— Start —

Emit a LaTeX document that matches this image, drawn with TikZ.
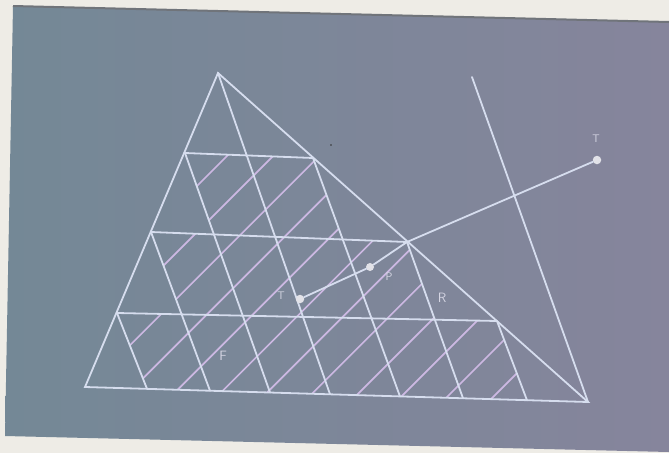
\documentclass[tikz,border=0pt]{standalone}
\usetikzlibrary{calc}
\definecolor{paper}{RGB}{238,236,230}
\definecolor{slateL}{RGB}{116,136,150}
\definecolor{slateR}{RGB}{134,133,156}
\definecolor{edgeshadow}{RGB}{112,116,122}
\definecolor{gridc}{RGB}{214,221,238}
\definecolor{hatchc}{RGB}{204,184,226}
\definecolor{dotc}{RGB}{226,226,232}
\definecolor{labc}{RGB}{214,214,228}
\tikzset{
  gridline/.style={draw=gridc, line width=1.8pt, line cap=round},
  hatchline/.style={draw=hatchc, line width=1.7pt},
  ptdot/.style={circle, fill=dotc, inner sep=0pt, minimum size=8.5pt},
  lab/.style={text=labc, font=\sffamily\fontsize{11}{11}\selectfont, inner sep=0pt},
  labbig/.style={lab, font=\sffamily\fontsize{13.5}{13.5}\selectfont},
}
\begin{document}
\begin{tikzpicture}[x=1pt,y=-1pt]
\useasboundingbox (0,0) rectangle (669,453);
% photo background
\fill[paper] (0,0) rectangle (669,453);
\shade[left color=slateL, right color=slateR] (13,6) -- (669,22) -- (669,452) -- (5,436) -- cycle;
\draw[edgeshadow, line width=2pt] (13,6) -- (669,22);

% main points
\coordinate (A) at (218,73);
\coordinate (B) at (85,387);
\coordinate (C) at (588,402);
\coordinate (H1l) at (185,153);
\coordinate (H1r) at (313,158);
\coordinate (H2l) at (151,232);
\coordinate (H2r) at (407,242);
\coordinate (H3l) at (117,313);
\coordinate (H3r) at (497,321);
% feet of the steep lines on the base
\coordinate (L1b) at ($(B)!0.3678!(C)$);
\coordinate (L2b) at ($(B)!0.2485!(C)$);
\coordinate (L3b) at ($(B)!0.1233!(C)$);
\coordinate (SAb) at ($(B)!0.4871!(C)$);
\coordinate (R1b) at ($(B)!0.6262!(C)$);
\coordinate (R2b) at ($(B)!0.7515!(C)$);
\coordinate (R3b) at ($(B)!0.8787!(C)$);
% corners of the hatched staircase
\coordinate (L1m) at (intersection of H1l--L1b and H2l--H2r);
\coordinate (R1m) at (intersection of H1r--R1b and H2l--H2r);
\coordinate (L2m) at (intersection of H2l--L2b and H3l--H3r);
\coordinate (R2m) at (intersection of H2r--R2b and H3l--H3r);
% other points
\coordinate (Q) at (472,77);
\coordinate (J) at (H2r);

% hatching
\begin{scope}
  \clip (H1l) -- (H1r) -- (R1m) -- (H2r) -- (R2m) -- (H3r) -- (R3b) -- (L3b)
        -- (H3l) -- (L2m) -- (H2l) -- (L1m) -- cycle;
  \foreach \k in {0,...,11}{
    \pgfmathsetmacro\hc{383+46.1*\k}
    \draw[hatchline] (\hc-60,60) -- (\hc-460,460);
  }
\end{scope}

% triangle and grid
\draw[gridline] (A) -- (B) -- (C) -- cycle;
\draw[gridline] (H1l) -- (H1r);
\draw[gridline] (H2l) -- (H2r);
\draw[gridline] (H3l) -- (H3r);
\draw[gridline] (A) -- (SAb);
\draw[gridline] (H1l) -- (L1b);
\draw[gridline] (H2l) -- (L2b);
\draw[gridline] (H3l) -- (L3b);
\draw[gridline] (H1r) -- (R1b);
\draw[gridline] (H2r) -- (R2b);
\draw[gridline] (H3r) -- (R3b);
\draw[gridline] (Q) -- (C);

% points and their line
\node[ptdot] (T1) at (300,299) {};
\node[ptdot, minimum size=8pt] (Pp) at (370,267) {};
\node[ptdot] (T2) at (597,160) {};
\draw[gridline] (T1) -- (Pp) -- (J) -- (T2);

% small dust dot
\fill[black!80] (331,145) circle (0.9);

% labels
\node[lab] (labT1) at (281,296) {T};
\node[lab] (labT2) at (596,139) {T};
\node[lab] (labP) at (389,277) {P};
\node[labbig] (labR) at (442,298) {R};
\node[labbig] (labF) at (223,356) {F};
\end{tikzpicture}
\end{document}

— End —

Work to be completed: Make an exact copy of the listing above. Do not include the pictures.

Exercise solution:
Emit a LaTeX document that matches this image, drawn with TikZ.
\documentclass[tikz,border=0pt]{standalone}
\usetikzlibrary{calc}
\definecolor{paper}{RGB}{238,236,230}
\definecolor{slateL}{RGB}{116,136,150}
\definecolor{slateR}{RGB}{134,133,156}
\definecolor{edgeshadow}{RGB}{112,116,122}
\definecolor{gridc}{RGB}{214,221,238}
\definecolor{hatchc}{RGB}{204,184,226}
\definecolor{dotc}{RGB}{226,226,232}
\definecolor{labc}{RGB}{214,214,228}
\tikzset{
  gridline/.style={draw=gridc, line width=1.8pt, line cap=round},
  hatchline/.style={draw=hatchc, line width=1.7pt},
  ptdot/.style={circle, fill=dotc, inner sep=0pt, minimum size=8.5pt},
  lab/.style={text=labc, font=\sffamily\fontsize{11}{11}\selectfont, inner sep=0pt},
  labbig/.style={lab, font=\sffamily\fontsize{13.5}{13.5}\selectfont},
}
\begin{document}
\begin{tikzpicture}[x=1pt,y=-1pt]
\useasboundingbox (0,0) rectangle (669,453);
% photo background
\fill[paper] (0,0) rectangle (669,453);
\shade[left color=slateL, right color=slateR] (13,6) -- (669,22) -- (669,452) -- (5,436) -- cycle;
\draw[edgeshadow, line width=2pt] (13,6) -- (669,22);

% main points
\coordinate (A) at (218,73);
\coordinate (B) at (85,387);
\coordinate (C) at (588,402);
\coordinate (H1l) at (185,153);
\coordinate (H1r) at (313,158);
\coordinate (H2l) at (151,232);
\coordinate (H2r) at (407,242);
\coordinate (H3l) at (117,313);
\coordinate (H3r) at (497,321);
% feet of the steep lines on the base
\coordinate (L1b) at ($(B)!0.3678!(C)$);
\coordinate (L2b) at ($(B)!0.2485!(C)$);
\coordinate (L3b) at ($(B)!0.1233!(C)$);
\coordinate (SAb) at ($(B)!0.4871!(C)$);
\coordinate (R1b) at ($(B)!0.6262!(C)$);
\coordinate (R2b) at ($(B)!0.7515!(C)$);
\coordinate (R3b) at ($(B)!0.8787!(C)$);
% corners of the hatched staircase
\coordinate (L1m) at (intersection of H1l--L1b and H2l--H2r);
\coordinate (R1m) at (intersection of H1r--R1b and H2l--H2r);
\coordinate (L2m) at (intersection of H2l--L2b and H3l--H3r);
\coordinate (R2m) at (intersection of H2r--R2b and H3l--H3r);
% other points
\coordinate (Q) at (472,77);
\coordinate (J) at (H2r);

% hatching
\begin{scope}
  \clip (H1l) -- (H1r) -- (R1m) -- (H2r) -- (R2m) -- (H3r) -- (R3b) -- (L3b)
        -- (H3l) -- (L2m) -- (H2l) -- (L1m) -- cycle;
  \foreach \k in {0,...,11}{
    \pgfmathsetmacro\hc{383+46.1*\k}
    \draw[hatchline] (\hc-60,60) -- (\hc-460,460);
  }
\end{scope}

% triangle and grid
\draw[gridline] (A) -- (B) -- (C) -- cycle;
\draw[gridline] (H1l) -- (H1r);
\draw[gridline] (H2l) -- (H2r);
\draw[gridline] (H3l) -- (H3r);
\draw[gridline] (A) -- (SAb);
\draw[gridline] (H1l) -- (L1b);
\draw[gridline] (H2l) -- (L2b);
\draw[gridline] (H3l) -- (L3b);
\draw[gridline] (H1r) -- (R1b);
\draw[gridline] (H2r) -- (R2b);
\draw[gridline] (H3r) -- (R3b);
\draw[gridline] (Q) -- (C);

% points and their line
\node[ptdot] (T1) at (300,299) {};
\node[ptdot, minimum size=8pt] (Pp) at (370,267) {};
\node[ptdot] (T2) at (597,160) {};
\draw[gridline] (T1) -- (Pp) -- (J) -- (T2);

% small dust dot
\fill[black!80] (331,145) circle (0.9);

% labels
\node[lab] (labT1) at (281,296) {T};
\node[lab] (labT2) at (596,139) {T};
\node[lab] (labP) at (389,277) {P};
\node[labbig] (labR) at (442,298) {R};
\node[labbig] (labF) at (223,356) {F};
\end{tikzpicture}
\end{document}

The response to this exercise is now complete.